Perhaps it's my interest in painting that makes me include people in landscapes wherever it's possible. Look at landscape paintings from the Italian Renaissance through to the twentieth century and you'll usually see figures somewhere. Titian has them, Breughel too, the English landscape painters of the eighteenth and nineteenth centuries invariably include them, as do the Impressionists. But, from Cezanne onwards, and particularly where an element of abstraction is introduced, landscapes start to appear that are devoid of the human form.

On the other hand, perhaps it's because I don't compose images around people that I include them in landscapes. I think not however, preferring to see my reasons for their inclusion as three-fold. Firstly, people can give scale to those scenes that aren't always easy to read in terms of the size of the objects on view. Secondly, our eye instantly recognises and is drawn towards the human form, so it immediately confers a point of interest or focus to an image.

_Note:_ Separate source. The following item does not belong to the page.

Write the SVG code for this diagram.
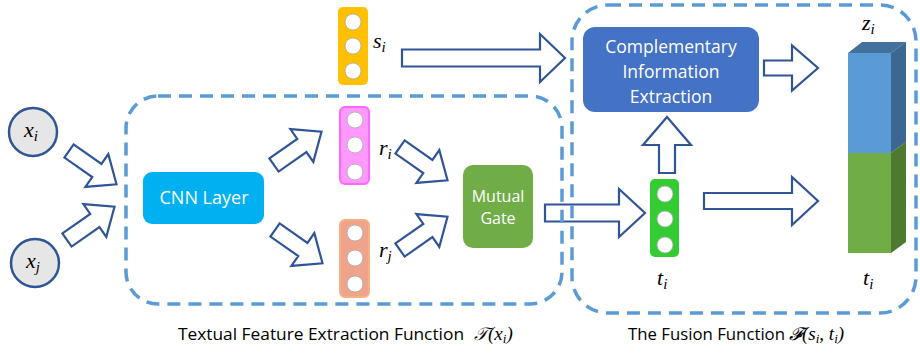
<svg xmlns="http://www.w3.org/2000/svg" width="920" height="358" viewBox="0 0 920 358">
<style>
.arr{fill:#fff;stroke:#2F5597;stroke-width:2.2;stroke-linejoin:miter}
.dash{fill:none;stroke:#5B9BD5;stroke-width:3.5;stroke-dasharray:13 8}
.lbl{font-family:"Open Sans","Liberation Sans",sans-serif;fill:#fff;text-anchor:middle}
.math{font-family:"Liberation Serif","DejaVu Serif",serif;font-style:italic;fill:#000}
.cap{font-family:"Open Sans","Liberation Sans",sans-serif;font-size:16.5px;fill:#000}
.dot{fill:#fff;stroke:#a6a6a6;stroke-width:0.8}
.inp{fill:#E7E6E6;stroke:#2F5597;stroke-width:2.5}
</style>
<defs>
<path id="da" d="M0,-8 L34,-8 L34,-20 L58,0 L34,20 L34,8 L0,8 Z"/>
</defs>
<g id="connectors">
<use href="#da" class="arr" transform="translate(69,151) rotate(35)"/>
<use href="#da" class="arr" transform="translate(67,240) rotate(-35)"/>
<use href="#da" class="arr" transform="translate(274,165) rotate(-35)"/>
<use href="#da" class="arr" transform="translate(275,230) rotate(35)"/>
<use href="#da" class="arr" transform="translate(400,147) rotate(35)"/>
<use href="#da" class="arr" transform="translate(400,250) rotate(-35)"/>
<path class="arr" d="M402,49.5 L540,49.5 L540,34 L565,58 L540,82 L540,66.5 L402,66.5 Z"/>
<path class="arr" d="M764,60.5 L792,60.5 L792,45.5 L818,68 L792,90.5 L792,75.5 L764,75.5 Z"/>
<path class="arr" d="M545,204.5 L619,204.5 L619,189 L645,213 L619,237 L619,221.5 L545,221.5 Z"/>
<path class="arr" d="M704,193 L792,193 L792,177 L818,201 L792,225 L792,209 L704,209 Z"/>
<path class="arr" d="M659,173 L659,145 L643,145 L667,117 L691,145 L675,145 L675,173 Z"/>
</g>
<g id="groups">
<rect class="dash" x="126" y="96" width="436" height="208" rx="32"/>
<rect class="dash" x="572" y="5" width="344" height="308" rx="36"/>
</g>
<g id="xi">
<circle class="inp" cx="33" cy="132" r="24"/>
<text class="math" x="24" y="137" font-size="22">x<tspan font-size="15" dy="4">i</tspan></text>
</g>
<g id="xj">
<circle class="inp" cx="35" cy="263" r="24"/>
<text class="math" x="26" y="268" font-size="22">x<tspan font-size="15" dy="4">j</tspan></text>
</g>
<g id="cnn">
<rect x="143" y="172" width="121" height="52" rx="9" fill="#00B0F0"/>
<text class="lbl" x="204" y="204" font-size="18">CNN Layer</text>
</g>
<g id="si">
<rect x="338" y="7" width="30" height="78" rx="5" fill="#FFC000"/>
<circle class="dot" cx="353" cy="22" r="8"/>
<circle class="dot" cx="353" cy="46" r="8"/>
<circle class="dot" cx="353" cy="71" r="8"/>
<text class="math" x="373" y="48" font-size="22">s<tspan font-size="15" dy="4">i</tspan></text>
</g>
<g id="ri">
<rect x="340" y="107" width="29" height="77" rx="5" fill="#FF99FF" stroke="#FF66FF" stroke-width="2"/>
<circle class="dot" cx="355" cy="120" r="8"/>
<circle class="dot" cx="355" cy="145" r="8"/>
<circle class="dot" cx="355" cy="172" r="8"/>
<text class="math" x="379" y="155" font-size="22">r<tspan font-size="15" dy="4">i</tspan></text>
</g>
<g id="rj">
<rect x="340" y="220" width="29" height="77" rx="5" fill="#F0A38B" stroke="#F4B183" stroke-width="2"/>
<circle class="dot" cx="355" cy="233" r="8"/>
<circle class="dot" cx="355" cy="258" r="8"/>
<circle class="dot" cx="355" cy="284" r="8"/>
<text class="math" x="379" y="257" font-size="22">r<tspan font-size="15" dy="4">j</tspan></text>
</g>
<g id="gate">
<rect x="463" y="165" width="70" height="83" rx="10" fill="#70AD47"/>
<text class="lbl" x="498" y="202" font-size="16">Mutual</text>
<text class="lbl" x="498" y="224" font-size="16">Gate</text>
</g>
<g id="comp">
<rect x="583" y="27" width="176" height="85" rx="12" fill="#4472C4"/>
<text class="lbl" x="671" y="53" font-size="17.5">Complementary</text>
<text class="lbl" x="671" y="78" font-size="17.5">Information</text>
<text class="lbl" x="671" y="103" font-size="17.5">Extraction</text>
</g>
<g id="ti">
<rect x="650" y="179" width="29" height="78" rx="5" fill="#33CC33"/>
<circle class="dot" cx="665" cy="194" r="8" stroke="none"/>
<circle class="dot" cx="665" cy="219" r="8" stroke="none"/>
<circle class="dot" cx="665" cy="245" r="8" stroke="none"/>
<text class="math" x="657" y="285" font-size="22">t<tspan font-size="15" dy="4">i</tspan></text>
</g>
<g id="zi">
<polygon points="848,53 862,42 906,42 891,53" fill="#41719C"/>
<polygon points="891,53 906,42 906,142 891,153" fill="#3B6790"/>
<polygon points="891,153 906,142 906,242 891,253" fill="#4E7A30"/>
<rect x="848" y="53" width="43" height="100" fill="#5B9BD5"/>
<rect x="848" y="153" width="43" height="100" fill="#70AD47"/>
<text class="math" x="862" y="30" font-size="22">z<tspan font-size="15" dy="4">i</tspan></text>
<text class="math" x="863" y="285" font-size="22">t<tspan font-size="15" dy="4">i</tspan></text>
</g>
<g id="captions">
<text class="cap" x="178" y="340"><tspan textLength="286" lengthAdjust="spacingAndGlyphs">Textual Feature Extraction Function</tspan><tspan class="math" font-size="18" x="474">𝒯</tspan><tspan class="math" font-style="normal" font-size="19">(</tspan><tspan class="math" font-size="19">x</tspan><tspan class="math" font-size="13" dy="3">i</tspan><tspan class="math" font-style="normal" font-size="19" dy="-3">)</tspan></text>
<text class="cap" x="628" y="340"><tspan textLength="157" lengthAdjust="spacingAndGlyphs">The Fusion Function</tspan><tspan class="math" font-size="18" x="789">𝓕</tspan><tspan class="math" font-style="normal" font-size="19">(</tspan><tspan class="math" font-size="19">s</tspan><tspan class="math" font-size="13" dy="3">i</tspan><tspan class="math" font-style="normal" font-size="19" dy="-3">, </tspan><tspan class="math" font-size="19">t</tspan><tspan class="math" font-size="13" dy="3">i</tspan><tspan class="math" font-style="normal" font-size="19" dy="-3">)</tspan></text>
</g>
</svg>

The third point arises from the second: given the visual importance that we attach to a person in a photograph, a figure can be a useful compositional device. Moreover, even if the figure is quite small it still has a lot of visual "weight". So, a relatively insignificant, distant figure on the left of a scene can quite easily balance a large and prominent object on the right.

Today's photograph exemplifies my first two reasons for the inclusion of people. I took several shots of the Humber-facing point of this aquarium in Kingston upon Hull called "The Deep". The thrusting, prow-like shape and the aggressive architecture (by Terry Farrell & Co.), alongside the navigation lights and markers, make for an interesting photograph, even when taken against the light. But, when a family came into view at the base of the building I knew that their inclusion would add scale and a point of interest that would add significantly to the image.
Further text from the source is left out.